Elijah was a human being just like you and me. James, the half brother of Jesus, said that. I find it is easy to make Elijah extraordinary, so I don’t have to be, but the truth is, he was ordinary. What makes ordinary people stand out is extraordinary decision making, and nearly anyone can make an extraordinary decision. Plus, if you look at the ordinary nature of today’s Christian, it doesn’t take long to realize that there is a very low bar making it almost too easy in many ways. Most often, the line to cross in order to make such a decision is the line that divides fear and faith.
Consider some excerpts from Dave Browning in a piece he wrote in 2007:
Faith or fear. These appear to be the options, for you individually, and for Christ the King Community Church as a whole. In life, these are the two different driving forces. There is an invisible line that divides them. One of the greater decisions a church can make is deciding which side of the line they want to be on.
On the fear side you take a defensive posture. You view people as potential threats. You spend a great deal of energy preventing the worst. You put in place a lot of policies and protocol to keep bad things from happening to good people.
On the faith side you take an offensive posture. You view people as the prize. You spend a lot of energy promoting the best. You put in place a lot of leaders to make sure good things are happening to bad people.
You know when you are on the fear side of the line when you keep hearing words like no, accountability, process and authority. You know when you are on the faith side of the line when you keep hearing words like yes, support, story and empowerment.

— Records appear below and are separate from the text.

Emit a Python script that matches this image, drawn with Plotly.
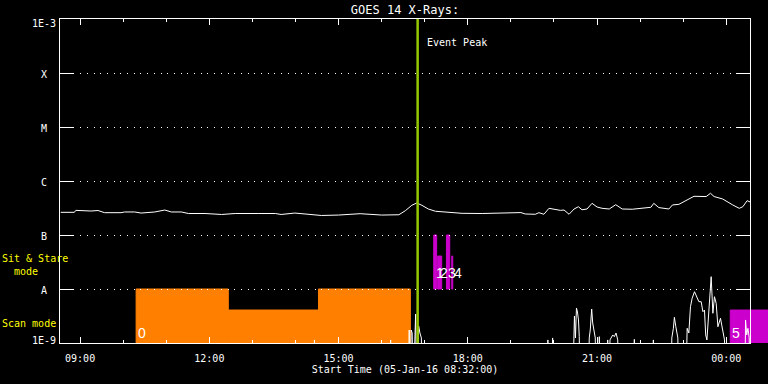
import math
from datetime import datetime, timedelta
import plotly.graph_objects as go

# ---------------- data ----------------
START = "08:32:00"
END = "00:33:00"
PEAK = "16:50:06"

# GOES 1-8 A (long) channel
long_t = ["08:33","08:52","08:54","09:04","09:15","09:25","09:34","09:57","10:02","10:16",
          "10:25","10:44","10:51","10:58","11:07","11:21","11:31","11:54","12:17","12:36",
          "13:08","13:32","13:40","13:53","13:59","14:36","15:00","15:30","16:00","16:24",
          "16:33","16:42","16:49","16:56","17:05","17:15","17:29","17:52","18:20","18:48",
          "19:14","19:20","19:34","19:39","19:46","19:53","20:00","20:09","20:14","20:21",
          "20:28","20:34","20:39","20:46","20:53","21:00","21:07","21:17","21:26","21:35",
          "21:49","22:08","22:15","22:19","22:26","22:40","22:45","22:54","23:08","23:15",
          "23:32","23:38","23:43","23:55","00:09","00:18","00:23","00:29","00:33"]
long_f = [2.63e-7,2.63e-7,2.86e-7,2.78e-7,2.78e-7,2.84e-7,2.59e-7,2.59e-7,2.67e-7,2.67e-7,
          2.55e-7,2.67e-7,2.82e-7,2.90e-7,2.67e-7,2.67e-7,2.50e-7,2.50e-7,2.40e-7,2.50e-7,
          2.50e-7,2.50e-7,2.40e-7,2.45e-7,2.55e-7,2.30e-7,2.34e-7,2.48e-7,2.34e-7,2.37e-7,
          2.82e-7,3.55e-7,3.92e-7,3.55e-7,3.03e-7,2.75e-7,2.63e-7,2.52e-7,2.50e-7,2.55e-7,
          2.60e-7,2.45e-7,2.42e-7,2.59e-7,2.42e-7,3.12e-7,3.03e-7,2.86e-7,2.90e-7,2.42e-7,
          3.03e-7,3.34e-7,2.93e-7,3.03e-7,3.86e-7,3.30e-7,3.12e-7,3.03e-7,3.64e-7,3.03e-7,
          3.00e-7,3.12e-7,3.26e-7,3.86e-7,3.22e-7,3.03e-7,3.60e-7,3.70e-7,4.64e-7,5.21e-7,
          5.15e-7,5.92e-7,5.15e-7,4.64e-7,3.60e-7,3.12e-7,3.34e-7,4.32e-7,4.10e-7]

# GOES 0.5-4 A (short) channel, mostly below 1E-9
short_t = ["14:25:50","14:26:24","14:27:00","16:11:50","16:12:30","16:13:10",
           "16:37:40","16:38:20","16:39:40","16:41:06","16:42:30","16:43:54","16:47:18","16:48:42",
           "16:51:30","16:53:18","16:55:18","16:56:24",
           "19:51:00","19:51:30","19:52:00","19:57:36","19:58:06","19:58:40",
           "20:25:42","20:27:06","20:28:30","20:29:54","20:31:18","20:32:42","20:34:06","20:35:12","20:36:12",
           "20:48:00","20:49:06","20:50:30","20:52:30","20:53:54","20:56:06","20:57:30","20:58:30",
           "21:02:40","21:03:06","21:03:40",
           "21:14:20","21:14:48","21:16:36","21:18:00","21:21:48","21:24:00","21:26:24","21:28:48","21:29:54",
           "21:51:30","21:51:54","21:52:20","22:18:00","22:18:24","22:18:50",
           "22:43:06","22:44:06","22:46:18","22:47:42","22:49:42","22:52:30","22:53:36",
           "23:03:24","23:05:30","23:07:48","23:10:06","23:12:24","23:15:42","23:19:00","23:21:48",
           "23:25:00","23:27:24","23:29:36","23:31:18","23:33:00","23:34:24","23:36:36","23:38:54",
           "23:41:18","23:43:30","23:45:54","23:48:18","23:51:54","23:55:18","23:57:30","23:58:30",
           "00:25:42","00:26:48","00:28:24","00:30:06","00:31:54","00:33:00"]
short_f = [1e-10,1.14e-9,1e-10,1e-10,1.14e-9,1e-10,
           1e-10,1.74e-9,1e-10,1.74e-9,1.53e-9,1e-10,3.44e-9,1e-10,
           2.07e-9,1.53e-9,1.24e-9,1e-10,
           1e-10,1.14e-9,1e-10,1e-10,1.24e-9,1e-10,
           1e-10,1.53e-9,3.16e-9,1.24e-9,4.45e-9,3.75e-9,2.67e-9,1.31e-9,1e-10,
           1e-10,1.24e-9,1.74e-9,4.26e-9,2.35e-9,1.62e-9,1.24e-9,1e-10,
           1e-10,1.31e-9,1e-10,
           1e-10,1.14e-9,1e-10,1.14e-9,1.41e-9,1.31e-9,1.53e-9,1.14e-9,1e-10,
           1e-10,1.17e-9,1e-10,1e-10,1.14e-9,1e-10,
           1e-10,1.24e-9,1.87e-9,2.99e-9,2.00e-9,1.24e-9,1e-10,
           1e-10,1.87e-9,1.53e-9,4.70e-9,6.73e-9,8.91e-9,7.20e-9,5.82e-9,
           5.82e-9,3.80e-9,4.08e-9,1.41e-9,1.14e-9,2.00e-9,5.05e-9,1.69e-8,
           3.55e-9,7.20e-9,5.43e-9,2.00e-9,2.87e-9,1.62e-9,1.14e-9,1e-10,
           1e-10,2.67e-9,1.41e-9,1.87e-9,1.24e-9,1e-10]

# IRIS observations
obs_start = ["10:18:00","12:26:24","14:32:00","17:12:30","17:18:00","17:30:12","17:37:36","00:05:30"]
obs_end   = ["12:26:24","14:32:00","16:40:00","17:16:36","17:23:36","17:34:48","17:39:00","01:30:00"]
obs_low   = [1e-9, 1e-9, 1e-9, 1e-8, 1e-8, 1e-8, 1e-8, 1e-9]
obs_high  = [1e-8, 4.08e-9, 1e-8, 1e-7, 4.08e-8, 1e-7, 4.08e-8, 4.08e-9]
obs_color = ["#FF8000", "#FF8000", "#FF8000", "#CC00CC", "#CC00CC", "#CC00CC", "#CC00CC", "#CC00CC"]
obs_label = ["0", "", "", "1", "2", "3", "4", "5"]
obs_label_y = [1.53e-9, None, None, 2.02e-8, 2.02e-8, 2.02e-8, 2.02e-8, 1.53e-9]

ytick_vals = [1e-9, 1e-8, 1e-7, 1e-6, 1e-5, 1e-4, 1e-3]
ytick_text = ["1E-9", "A", "B", "C", "M", "X", "1E-3"]


def ts(hms):
    parts = hms.split(":")
    h = int(parts[0])
    day = "2016-01-06" if h < 8 else "2016-01-05"
    if len(parts) == 2:
        hms = hms + ":00"
    return f"{day} {hms}"


MONO = "DejaVu Sans Mono"
fig = go.Figure()

# IRIS blocks on the wide (hidden) subplot, same time scale
for s, e, lo, hi, c in zip(obs_start, obs_end, obs_low, obs_high, obs_color):
    fig.add_trace(go.Scatter(
        x=[ts(s), ts(s), ts(e), ts(e), ts(s)], y=[lo, hi, hi, lo, lo],
        mode="lines", fill="toself", fillcolor=c, line=dict(width=1, color=c),
        xaxis="x", yaxis="y", hoverinfo="skip", showlegend=False))

# GOES curves on main subplot
fig.add_trace(go.Scatter(x=[ts(t) for t in short_t], y=short_f, mode="lines",
                         line=dict(color="white", width=1), xaxis="x2", yaxis="y2",
                         showlegend=False))
fig.add_trace(go.Scatter(x=[ts(t) for t in long_t], y=long_f, mode="lines",
                         line=dict(color="white", width=1), xaxis="x2", yaxis="y2",
                         showlegend=False))

# geometry
W, H = 768, 384
ML, MR, MT, MB = 60, 0, 19, 41
main_right_px = 750
d = (main_right_px - ML) / (W - ML - MR)
t0 = datetime.strptime(ts(START), "%Y-%m-%d %H:%M:%S")
t1 = datetime.strptime(ts(END), "%Y-%m-%d %H:%M:%S")
t_wide = t0 + (t1 - t0) / d

annotations = []
for v, txt in zip(ytick_vals, ytick_text):
    ys = -4 if txt == "1E-3" else (3 if txt == "1E-9" else -1)
    annotations.append(dict(x=0, xref="paper", xanchor="center", xshift=-16,
                            y=math.log10(v), yref="y2", yanchor="middle", yshift=ys,
                            text=txt, showarrow=False,
                            font=dict(family=MONO, size=10, color="white")))
for s, lab, ly in zip(obs_start, obs_label, obs_label_y):
    if lab:
        annotations.append(dict(x=ts(s), xref="x", xanchor="left", xshift=0,
                                y=math.log10(ly), yref="y", yanchor="middle",
                                text=lab, showarrow=False,
                                font=dict(family="Liberation Sans", size=14, color="white")))
annotations.append(dict(x=ts(PEAK), xref="x2", xanchor="left", xshift=7,
                        y=-3.44, yref="y2", yanchor="middle", text="Event Peak",
                        showarrow=False, font=dict(family=MONO, size=10, color="white")))
annotations.append(dict(x=0, xref="paper", xanchor="left", xshift=-60,
                        y=-7.55, yref="y2", yanchor="middle", align="left",
                        text="Sit & Stare<br>\u00a0\u00a0mode", showarrow=False,
                        font=dict(family=MONO, size=10, color="#FFFF00")))
annotations.append(dict(x=0, xref="paper", xanchor="left", xshift=-60,
                        y=-8.64, yref="y2", yanchor="middle", align="left",
                        text="Scan mode", showarrow=False,
                        font=dict(family=MONO, size=10, color="#FFFF00")))

fig.update_layout(
    width=W, height=H,
    margin=dict(l=ML, r=MR, t=MT, b=MB, pad=0),
    paper_bgcolor="black", plot_bgcolor="rgba(0,0,0,0)",
    showlegend=False,
    title=dict(text="GOES 14 X-Rays:", x=d / 2, xref="paper", xanchor="center",
               y=1 - 10 / H, yref="container", yanchor="middle",
               font=dict(family=MONO, size=12, color="white")),
    xaxis=dict(domain=[0, 1], range=[ts(START), t_wide.strftime("%Y-%m-%d %H:%M:%S")],
               type="date", visible=False, anchor="y"),
    yaxis=dict(domain=[0, 1], range=[-9, -3], type="log", visible=False, anchor="x"),
    xaxis2=dict(domain=[0, d], range=[ts(START), ts(END)], type="date", anchor="y2",
                tick0=ts("09:00"), dtick=3 * 3600 * 1000, tickformat="%H:%M",
                ticks="inside", ticklen=6, tickcolor="white", tickwidth=1,
                minor=dict(dtick=3600 * 1000, tick0=ts("09:00"), ticks="inside",
                           ticklen=3, tickcolor="white", showgrid=False),
                showline=True, linecolor="white", linewidth=1, mirror="ticks",
                showgrid=False, zeroline=False, ticklabelstandoff=6,
                tickfont=dict(family=MONO, size=10, color="white"),
                title=dict(text="Start Time (05-Jan-16 08:32:00)", standoff=1,
                           font=dict(family=MONO, size=10, color="white"))),
    yaxis2=dict(domain=[0, 1], range=[-9, -3], type="log", anchor="x2",
                tickvals=ytick_vals, showticklabels=False,
                ticks="inside", ticklen=14, tickcolor="white", tickwidth=1,
                showline=True, linecolor="white", linewidth=1, mirror="ticks",
                showgrid=True, gridcolor="white", gridwidth=1, griddash="1px,5.7px",
                zeroline=False),
    annotations=annotations,
    shapes=[dict(type="line", xref="x2", yref="paper", x0=ts(PEAK), x1=ts(PEAK),
                 y0=0, y1=1, line=dict(color="#96C800", width=2.5), layer="above")],
)

fig.write_html("out.html", config={"displayModeBar": False},
               post_script="document.body.style.margin='0px';document.body.style.padding='0px';")
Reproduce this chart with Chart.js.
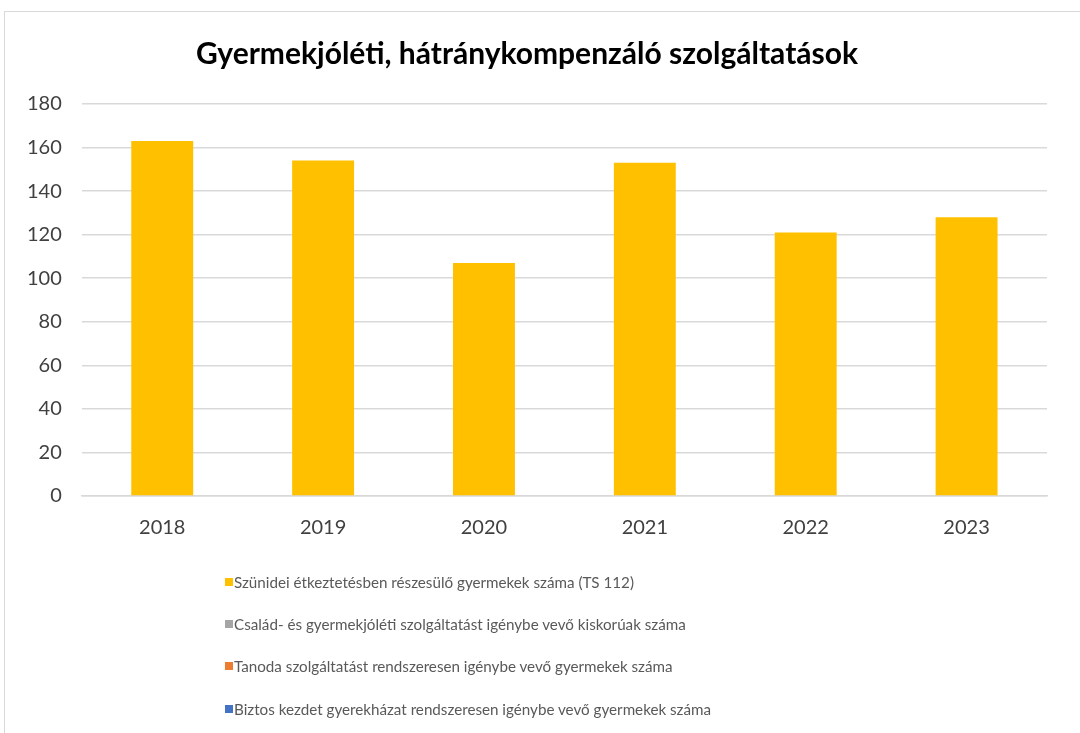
<!DOCTYPE html>
<html>
<head>
<meta charset="utf-8">
<script src="https://cdn.jsdelivr.net/npm/chart.js@4"></script>
<style>
  html, body { margin: 0; padding: 0; background: #fff; }
  #wrap { position: relative; width: 1080px; height: 733px; overflow: hidden; }
  #frame { position: absolute; left: 4px; top: 11px; width: 1120px; height: 800px; border: 1.5px solid #d9d9d9; box-sizing: border-box; }
  #chart { position: absolute; left: 0; top: 0; }
  #legend { position: absolute; left: 225px; top: 561px; font-family: Lato, sans-serif; font-size: 15.2px; color: #595959; }
  #legend div { height: 42.2px; display: flex; align-items: center; white-space: nowrap; }
  #legend span.box { display: inline-block; width: 8px; height: 8px; margin-right: 1px; }
</style>
</head>
<body>
<div id="wrap">
  <div id="frame"></div>
  <canvas id="chart" width="1080" height="733"></canvas>
  <div id="legend"></div>
</div>
<script>
const years = ['2018', '2019', '2020', '2021', '2022', '2023'];
const szunideiEtkeztetes = [163, 154, 107, 153, 121, 128];
const csaladGyermekjoleti = [];
const tanoda = [];
const biztosKezdet = [];
const yTicks = [0, 20, 40, 60, 80, 100, 120, 140, 160, 180];

const seriesNames = [
  'Szünidei étkeztetésben részesülő gyermekek száma (TS 112)',
  'Család- és gyermekjóléti szolgáltatást igénybe vevő kiskorúak száma',
  'Tanoda szolgáltatást rendszeresen igénybe vevő gyermekek száma',
  'Biztos kezdet gyerekházat rendszeresen igénybe vevő gyermekek száma'
];
const seriesColors = ['#FFC000', '#A5A5A5', '#ED7D31', '#4472C4'];
const seriesData = [szunideiEtkeztetes, csaladGyermekjoleti, tanoda, biztosKezdet];

const tickFont = { family: 'Lato, sans-serif', size: 20 };

const ctx = document.getElementById('chart');
const chart = new Chart(ctx, {
  type: 'bar',
  data: {
    labels: years,
    datasets: seriesNames.map((name, i) => ({
      label: name,
      data: seriesData[i],
      backgroundColor: seriesColors[i],
      borderWidth: 0,
      categoryPercentage: 1,
      barPercentage: 0.385
    }))
  },
  options: {
    responsive: false,
    animation: false,
    layout: { padding: { left: 7, right: 33, top: 36, bottom: 173 } },
    scales: {
      x: {
        stacked: true,
        grid: { display: false, drawTicks: false },
        border: { color: '#d9d9d9', width: 1.5 },
        ticks: { color: '#404040', font: tickFont, padding: 20 }
      },
      y: {
        stacked: true,
        min: 0,
        max: 180,
        afterBuildTicks: axis => { axis.ticks = yTicks.map(v => ({ value: v })); },
        grid: { color: '#d9d9d9', lineWidth: 1.5, drawTicks: false },
        border: { display: false },
        ticks: { color: '#404040', font: tickFont, padding: 20 }
      }
    },
    plugins: {
      legend: { display: false },
      tooltip: { enabled: false },
      title: {
        display: true,
        text: 'Gyermekjóléti, hátránykompenzáló szolgáltatások',
        color: '#000',
        font: { family: 'Lato, sans-serif', size: 30, weight: 'bold' },
        padding: { top: 0, bottom: 32 }
      }
    }
  }
});

const legendEl = document.getElementById('legend');
chart.data.datasets.forEach(ds => {
  const row = document.createElement('div');
  row.innerHTML = `<span class="box" style="background:${ds.backgroundColor}"></span>${ds.label}`;
  legendEl.appendChild(row);
});
</script>
</body>
</html>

Every ministry must pick a side. At CTK we have made a decision to walk in faith, instead of fear. We have decided to not put the energy of our organization into protecting ourselves. Instead we have decided to put the bulk of energies into reaching out, knowing that we will have to be responsive to messes as they occur (which they most certainly will). This decision - to be responsive instead of protective - frees up significant time and energy for the mission.
So we pick a side...fear or faith. Both choices have their own pain, only one a virtuous outcome. Neil Maxwell said, “It is better to trust and sometimes be disappointed than to be forever mistrusting and be right occasionally.”